Eröffnet wurde der Konzertabend am ersten Tag des diesjährigen Jazzfestival Münster von der Engländerin Laura Jurd und ihrem Projekt „The Big Friendly Album“. Anders als auf dem gleichnamigen Album, das im September herauskam, spielte sie nicht ihr Kornett, sondern eine Trompete. Und sie begleitete sich und ihre Band gelegentlich am Piano – manchmal sogar mit beiden Instrumenten gleichzeitig. Begleitet wurde sie ansonsten von einer Besetzung, die an eine Rockband erinnerte (E-Gitarre, E-Bass und Schlagzeug) sowie von Danielle Price an der Tuba und Martin Lee Thompson am Euphonium. „Das große freundliche Wohlfühl-Projekt“ übersetzt es das Programmheft zum Festival ins Deutsche – wobei übersehen wurde, das die jungen Musiker aus England manche lieblich auftretende Melodie nach einer Weile gegen den Strich bürsten. Das wirkte allerdings auf der Bühne etwas deutlicher als auf dem Tonträger. Auch hier verschwammen Grenzen, aber es war gar nicht so klar, welche es sind: es war kein klassischer Jazz aber auch kein Pop oder Rock.

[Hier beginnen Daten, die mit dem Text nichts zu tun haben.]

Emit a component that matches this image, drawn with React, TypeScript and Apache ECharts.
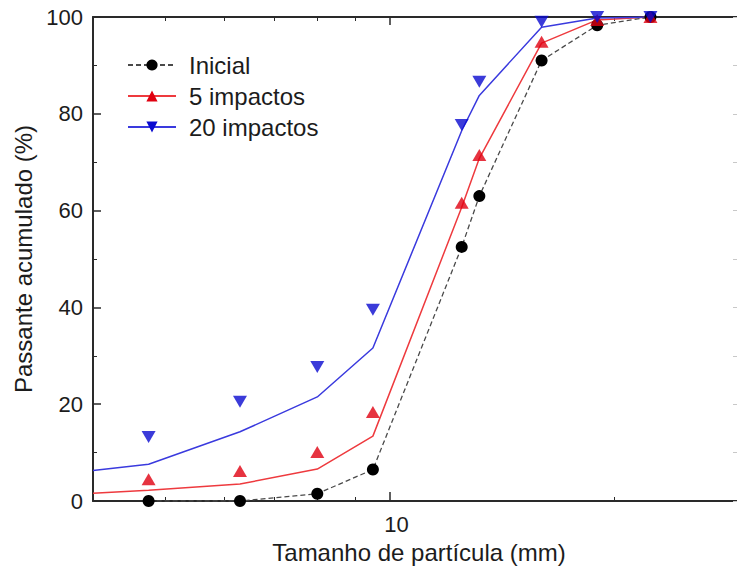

Besonders bejubelt wurde das abschließenden Konzert von Mario Rom’s Interzone. Dieses Trio aus Österreich bewies, dass keine Stars aus den USA erforderlich sind, um das Publikum beim Jazzfestival Münster mit einer Mischung aus Funk-Rhythmen, Balladen und klassischem Be Bop zu begeistern. Dazu noch die launigen Ansagen des Bassisten Lukas Kranzelbinder, der stets an Stelle des Trompeters Mario Rom spricht, der eigentlich der Chef der Band ist. Großartig auch, wie Schlagzeuger Herbert Pirker immer wieder die filigransten Techniken anwandte, ohne den treibenden Beat zu vernachlässigen. Am Ende hatte das Publikum die Wahl und wünschte sich statt eines sanften Schlaflieds als Zugabe einen weiteren Titel mit viel Wumms.